城中村拆遷改造涉及諸多問題,要綜合協調各方利益,找到平衡點。一是妥善處理政府、企業、集體、群眾之間的關系。政府要約束開發商,保護群眾利益;開發商在獲取利潤的同時,要盡力保障群眾權益;集體、群眾在維護自身利益的同時,也要積極配合拆遷。在多方博弈中,要始終把群眾利益放在首位。二是妥善處理社會公共利益與非社會公共利益的關系。應當設置必要的“門檻”,縣級以上政府只有在道路交通、公共衛生、災害防治等公共利益的情況下,才可以行使征地拆遷權,防止濫用城中村改造名義強行商業開發。
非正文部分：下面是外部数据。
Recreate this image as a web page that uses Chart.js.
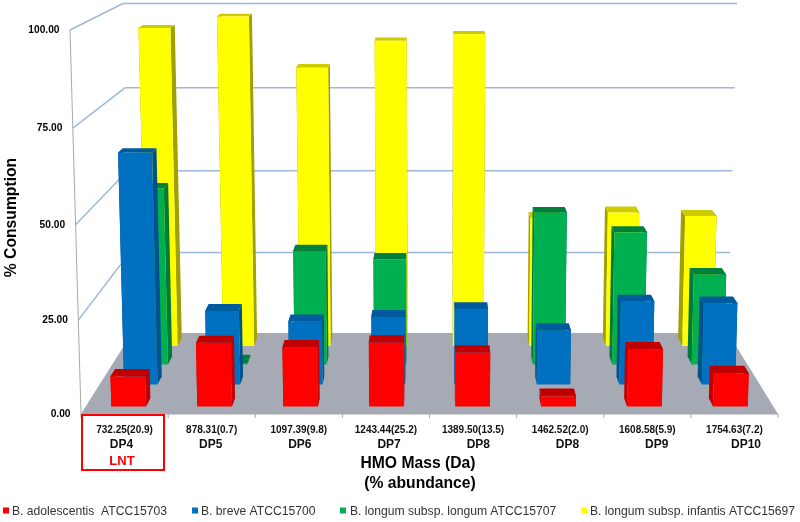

對于非社會公共利益項目,由開發商實行開發計劃,直接向拆遷戶協商補償事項,政府只能作為中立者,發揮平衡雙方利益的作用,保障弱勢群體的合法權益。三是妥善處理拆遷改造與生態、文化保護的關系。實施城中村拆遷改造決不能盲目大拆大建,要注重城市改造與生態環境保護、歷史文化傳承相融合,實現城市發展可持續。對因大拆大建而破壞的植被、水體等要及時恢復,不能以犧牲生態環境為代價。
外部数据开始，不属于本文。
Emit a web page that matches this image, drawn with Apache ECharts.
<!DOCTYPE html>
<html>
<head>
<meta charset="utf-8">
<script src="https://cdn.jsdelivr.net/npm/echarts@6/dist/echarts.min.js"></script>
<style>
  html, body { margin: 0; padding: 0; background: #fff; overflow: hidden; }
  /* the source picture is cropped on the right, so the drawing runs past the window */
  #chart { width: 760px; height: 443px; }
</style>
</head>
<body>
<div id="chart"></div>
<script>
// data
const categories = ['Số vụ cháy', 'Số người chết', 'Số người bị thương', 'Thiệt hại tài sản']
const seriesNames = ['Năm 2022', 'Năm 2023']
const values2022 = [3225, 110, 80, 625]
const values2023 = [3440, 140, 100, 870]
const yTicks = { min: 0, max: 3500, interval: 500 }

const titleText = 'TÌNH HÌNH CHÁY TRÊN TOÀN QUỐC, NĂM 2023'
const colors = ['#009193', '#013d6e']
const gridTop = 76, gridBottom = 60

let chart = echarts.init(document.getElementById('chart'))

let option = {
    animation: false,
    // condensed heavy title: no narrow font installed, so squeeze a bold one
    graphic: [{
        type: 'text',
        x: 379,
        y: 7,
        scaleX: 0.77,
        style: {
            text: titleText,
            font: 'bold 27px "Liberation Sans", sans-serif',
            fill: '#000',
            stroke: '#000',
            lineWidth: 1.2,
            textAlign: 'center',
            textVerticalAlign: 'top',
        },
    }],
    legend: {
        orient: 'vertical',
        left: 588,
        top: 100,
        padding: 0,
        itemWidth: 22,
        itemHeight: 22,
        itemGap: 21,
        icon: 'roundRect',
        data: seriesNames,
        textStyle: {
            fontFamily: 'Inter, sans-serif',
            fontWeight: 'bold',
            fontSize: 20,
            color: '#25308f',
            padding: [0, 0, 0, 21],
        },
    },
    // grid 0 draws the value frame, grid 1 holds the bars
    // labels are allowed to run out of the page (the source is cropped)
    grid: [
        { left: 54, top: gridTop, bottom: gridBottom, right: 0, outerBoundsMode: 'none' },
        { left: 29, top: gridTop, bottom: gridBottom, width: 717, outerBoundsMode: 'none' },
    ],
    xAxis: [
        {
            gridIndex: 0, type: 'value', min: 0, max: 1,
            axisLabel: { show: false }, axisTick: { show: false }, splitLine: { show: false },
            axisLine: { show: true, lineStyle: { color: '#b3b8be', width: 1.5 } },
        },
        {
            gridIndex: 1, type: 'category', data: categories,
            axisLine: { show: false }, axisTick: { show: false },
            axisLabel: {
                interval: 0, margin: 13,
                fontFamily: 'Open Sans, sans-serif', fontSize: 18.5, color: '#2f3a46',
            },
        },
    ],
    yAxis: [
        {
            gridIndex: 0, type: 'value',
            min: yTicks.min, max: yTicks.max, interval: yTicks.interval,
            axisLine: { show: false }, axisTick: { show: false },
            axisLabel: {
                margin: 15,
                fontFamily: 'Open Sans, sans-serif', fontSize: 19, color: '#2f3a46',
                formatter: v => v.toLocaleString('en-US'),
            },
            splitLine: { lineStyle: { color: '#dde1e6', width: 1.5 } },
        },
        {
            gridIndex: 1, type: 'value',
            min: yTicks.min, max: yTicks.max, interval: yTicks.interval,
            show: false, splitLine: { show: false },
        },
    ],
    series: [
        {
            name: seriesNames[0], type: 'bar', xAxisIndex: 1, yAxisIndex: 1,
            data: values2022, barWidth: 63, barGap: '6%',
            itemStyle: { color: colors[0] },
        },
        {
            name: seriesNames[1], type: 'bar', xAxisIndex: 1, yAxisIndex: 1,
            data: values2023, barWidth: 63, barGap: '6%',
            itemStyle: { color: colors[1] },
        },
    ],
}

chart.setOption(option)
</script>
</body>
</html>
針對群眾普遍“不患寡而患不均”的思想,必須堅持“陽關拆遷、陽光補償、陽光安置”。一是充分尊重民意。通過走訪、座談、調查等形式,在規劃、拆遷、補償、安置等方面,充分聽取并采納群眾意見建議。尤其是在拆遷改造實施前,要搞好咨詢聽證和摸底調查,并進行風險評估。二是擴大群眾知情權。通過便捷直觀的方式,加大城中村拆遷改造意義和政策的宣傳。特別是要把拆遷政策、補償標準和相關法律法規向群眾講清楚。三是統一執行政策和標準。對所有拆遷戶應一視同仁,杜絕暗箱操作。要全程公開拆遷政策、拆遷程序、補償標準、安置情況、簽約情況等,自覺接受群眾監督。四是遏制不公正和腐敗發生。國土、房管、監察、審計、農業等部門,應把城中村征地拆遷作為重點領域,對可能滋生腐敗的環節加大監管。特別是對一些基層組織和工作人員違規、違紀、違法行為,要提前介入、主動干預和及時查糾。
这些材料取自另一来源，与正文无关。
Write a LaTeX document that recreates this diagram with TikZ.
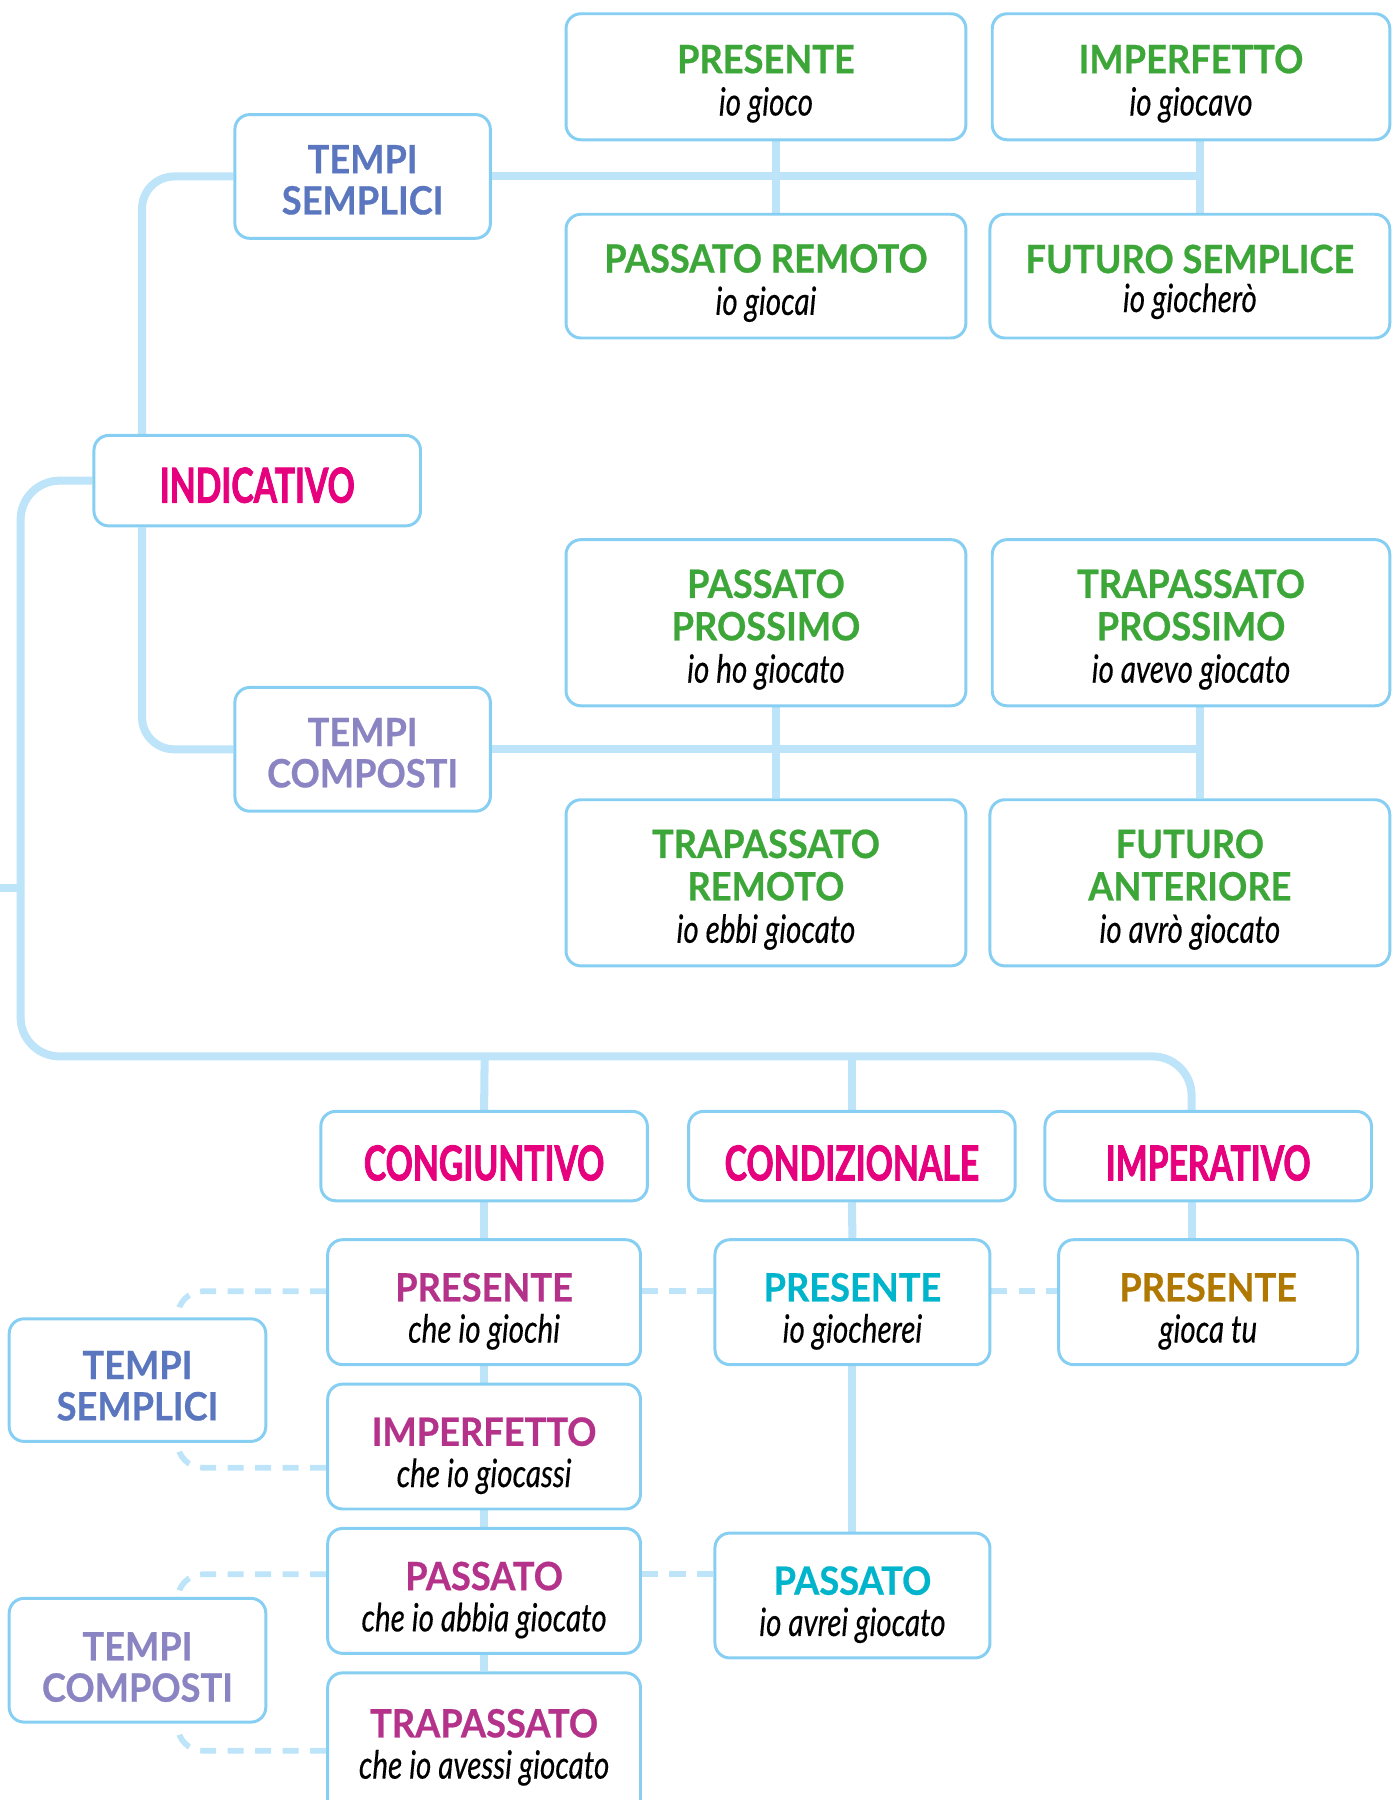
\documentclass[tikz,border=0pt]{standalone}
\usepackage{fontspec}
\usetikzlibrary{backgrounds}
\newfontfamily\hf{Lato}[FakeStretch=0.93, BoldFeatures={FakeBold=0.6}]
\newfontfamily\cf{Lato}[FakeStretch=0.70, BoldFeatures={FakeBold=1.6}]
\newfontfamily\itf{Lato}[FakeStretch=0.76, ItalicFeatures={FakeBold=0.3}]
\definecolor{linec}{HTML}{BDE4F8}
\definecolor{boxc}{HTML}{86CFF2}
\definecolor{grn}{HTML}{3DA639}
\definecolor{mag}{HTML}{E6007E}
\definecolor{tsblue}{HTML}{5A76BE}
\definecolor{tcpurp}{HTML}{8A84C3}
\definecolor{cpurp}{HTML}{B5328A}
\definecolor{cyn}{HTML}{00B4CC}
\definecolor{ochre}{HTML}{B07800}
\newcommand\hd[2]{{\hf\bfseries\color{#1}#2}}
\newcommand\md[1]{{\cf\bfseries\fontsize{42}{44}\selectfont\color{mag}#1}}
\newcommand\ex[1]{{\itf\itshape\fontsize{34}{37}\selectfont #1}}
\tikzset{
  box/.style={draw=boxc, line width=2.6pt, rounded corners=13pt, fill=white, inner sep=0pt},
  txt/.style={align=center, inner sep=0pt, font=\fontsize{34}{37}\selectfont},
  conn/.style={draw=linec, line width=7pt},
  dconn/.style={draw=linec, line width=5pt, dash pattern=on 14pt off 10pt},
}
% \bx[text options]{name}{x}{y}{w}{h}{text}
\newcommand\bx[7][yshift=-6pt]{%
  \node[box, minimum width=#5pt, minimum height=#6pt] (#2) at (#3,#4) {};
  \node[txt, #1] (#2-t) at (#2.center) {#7};}
\begin{document}
\begin{tikzpicture}[x=1pt,y=-1pt]
\useasboundingbox (0,0) rectangle (1215,1571);
\clip (0,0) rectangle (1215,1571);
% junction coordinates
\coordinate (xl) at (124,0);
\coordinate (xa) at (677,0);
\coordinate (xb) at (1047,0);
\coordinate (xr) at (18,922);
\coordinate (xi) at (1040,0);
\coordinate (xc) at (423,0);
\coordinate (stubA) at (0,775);
\coordinate (stubB) at (18,775);

% ---- boxes
\bx{iPres}{668.5}{67}{349}{110}{\hd{grn}{PRESENTE}\\\ex{io gioco}}
\bx{iImp}{1039.5}{67}{347}{110}{\hd{grn}{IMPERFETTO}\\\ex{io giocavo}}
\bx{iPR}{668.5}{241}{349}{108}{\hd{grn}{PASSATO REMOTO}\\\ex{io giocai}}
\bx[yshift=-5pt, font=\fontsize{34}{34}\selectfont]{iFS}{1038.5}{241}{349}{108}{\hd{grn}{FUTURO SEMPLICE}\\\ex{io giocherò}}
\bx[yshift=-3pt, font=\fontsize{34}{36}\selectfont]{tsA}{316.5}{154}{223}{108}{\hd{tsblue}{TEMPI}\\\hd{tsblue}{SEMPLICI}}
\bx[yshift=-4pt]{ind}{224.5}{419.5}{285}{79}{\md{INDICATIVO}}
\bx[yshift=-3pt, font=\fontsize{34}{36}\selectfont]{tcA}{316.5}{654}{223}{108}{\hd{tcpurp}{TEMPI}\\\hd{tcpurp}{COMPOSTI}}
\bx{iPP}{668.5}{543.5}{349}{145}{\hd{grn}{PASSATO}\\\hd{grn}{PROSSIMO}\\\ex{io ho giocato}}
\bx{iTP}{1039.5}{543.5}{347}{145}{\hd{grn}{TRAPASSATO}\\\hd{grn}{PROSSIMO}\\\ex{io avevo giocato}}
\bx{iTR}{668.5}{770.5}{349}{145}{\hd{grn}{TRAPASSATO}\\\hd{grn}{REMOTO}\\\ex{io ebbi giocato}}
\bx{iFA}{1038.5}{770.5}{349}{145}{\hd{grn}{FUTURO}\\\hd{grn}{ANTERIORE}\\\ex{io avrò giocato}}

\bx{cong}{422.5}{1009}{285}{78}{\md{CONGIUNTIVO}}
\bx{cond}{743.5}{1009}{285}{78}{\md{CONDIZIONALE}}
\bx{imp}{1054.5}{1009}{285}{78}{\md{IMPERATIVO}}

\bx[yshift=-8pt, font=\fontsize{34}{36}\selectfont]{cPres}{422.5}{1136.5}{273}{109}{\hd{cpurp}{PRESENTE}\\\ex{che io giochi}}
\bx[yshift=-8pt, font=\fontsize{34}{36}\selectfont]{cImp}{422.5}{1262.5}{273}{109}{\hd{cpurp}{IMPERFETTO}\\\ex{che io giocassi}}
\bx[yshift=-8pt, font=\fontsize{34}{36}\selectfont]{cPass}{422.5}{1388.5}{273}{109}{\hd{cpurp}{PASSATO}\\\ex{che io abbia giocato}}
\bx[yshift=-3pt, font=\fontsize{34}{36}\selectfont]{cTrap}{422.5}{1522}{273}{124}{\hd{cpurp}{TRAPASSATO}\\\ex{che io avessi giocato}}

\bx[yshift=-8pt, font=\fontsize{34}{36}\selectfont]{dPres}{744}{1136.5}{240}{109}{\hd{cyn}{PRESENTE}\\\ex{io giocherei}}
\bx[yshift=-8pt, font=\fontsize{34}{36}\selectfont]{dPass}{744}{1392.5}{240}{109}{\hd{cyn}{PASSATO}\\\ex{io avrei giocato}}
\bx[yshift=-8pt, font=\fontsize{34}{36}\selectfont]{mPres}{1054.5}{1136.5}{261}{109}{\hd{ochre}{PRESENTE}\\\ex{gioca tu}}

\bx[yshift=-5pt, font=\fontsize{34}{36}\selectfont]{tsB}{120}{1204.5}{224}{107}{\hd{tsblue}{TEMPI}\\\hd{tsblue}{SEMPLICI}}
\bx[yshift=-6pt, font=\fontsize{34}{36}\selectfont]{tcB}{120}{1449}{224}{108}{\hd{tcpurp}{TEMPI}\\\hd{tcpurp}{COMPOSTI}}

% ---- connectors (behind boxes)
\begin{scope}[on background layer]
  % indicativo: tempi semplici
  \draw[conn] (tsA.east) -- (tsA.east -| xb);
  \draw[conn] (iPres.south -| xa) -- (iPR.north -| xa);
  \draw[conn] (iImp.south -| xb) -- (iFS.north -| xb);
  \draw[conn, rounded corners=28pt] (tsA.west) -| (xl |- ind.north);
  % indicativo: tempi composti
  \draw[conn] (tcA.east) -- (tcA.east -| xb);
  \draw[conn] (iPP.south -| xa) -- (iTR.north -| xa);
  \draw[conn] (iTP.south -| xb) -- (iFA.north -| xb);
  \draw[conn, rounded corners=28pt] (xl |- ind.south) |- (tcA.west);
  % root line
  \draw[conn] (stubA) -- (stubB);
  \draw[conn, rounded corners=34pt] (ind.west) -| (xr) -| (xi |- imp.north);
  \draw[conn] (xc |- xr) -- (cong.north);
  \draw[conn] (cond.north |- xr) -- (cond.north);
  % congiuntivo column
  \draw[conn] (cong.south) -- (cPres.north);
  \draw[conn] (cPres.south) -- (cImp.north);
  \draw[conn] (cImp.south) -- (cPass.north);
  \draw[conn] (cPass.south) -- (cTrap.north);
  % condizionale column
  \draw[conn] (cond.south) -- (dPres.north);
  \draw[conn] (dPres.south) -- (dPass.north);
  % imperativo
  \draw[conn] (xi |- imp.south) -- (xi |- mPres.north);
  % dashed
  \draw[dconn] ([yshift=9.5pt]cPres.east) -- ([yshift=9.5pt]dPres.west);
  \draw[dconn] ([yshift=9.5pt]dPres.east) -- ([yshift=9.5pt]mPres.west);
  \draw[dconn] ([yshift=14.5pt]cPass.east) -- ([yshift=18.5pt]dPass.west);
  \draw[dconn, rounded corners=22pt] ([yshift=9.5pt]cPres.west) -| ([xshift=35pt]tsB.north);
  \draw[dconn, rounded corners=22pt] ([yshift=-18.5pt]cImp.west) -| ([xshift=35pt]tsB.south);
  \draw[dconn, rounded corners=22pt] ([yshift=14.5pt]cPass.west) -| ([xshift=35pt]tcB.north);
  \draw[dconn, rounded corners=22pt] ([yshift=-6pt]cTrap.west) -| ([xshift=35pt]tcB.south);
\end{scope}
\end{tikzpicture}
\end{document}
要堅持城中村有形改造和無形改造相結合,同步推進,相互促進。必須徹底打破城鄉二元管理體制,把城中村及其居民納入城市管理和保障體系,使之一視同仁享受到市民待遇和公共服務,并從生活形態到思想意識真正融入現代城市文明。一是促進歸屬身份轉變。加快城鄉統籌戶籍制度改革,失地農民全部“農轉非”,并平等享受市民待遇。加大撤村改居力度,將異地安置居民改歸當地社區管理。二是解決就業收入問題。加強城中村居民文化素質教育和職業技能培訓,在就業信息、職業介紹、創業扶持等方面提供必要服務。政府、開發商需拿出或購買一批公益性崗位,優先解決其中困難人員就業。居民收入來源要依靠從事二三產業、服務企業社區、養老金和低保、集體股份分紅等。三是完善社會保障體系。進一步健全失地農民養老保險、醫療保險、失業保險、最低生活保障、大病救助、臨時救濟等制度,既要在征地拆遷中全面考慮,又要逐步實現城鄉同標準、均衡化。四是加強文明教育引導。把培育現代新市民作為戰略任務,突出抓好城中村居民的公民道德、法律法規、城市管理、健康生活等知識普及,增強市民意識、環保意識、守法意識,引導其脫胎換骨融入現代城市。五是強化社會管理服務。應發揮社區組織的功能作用,抓好社區文化、社區管理和社區服務,增強基層精神文明和民主法治建設。要建立健全基層維穩維安工作平臺和群防群治工作體系,加強社會管理綜合治理,重視解決合理信訪訴求。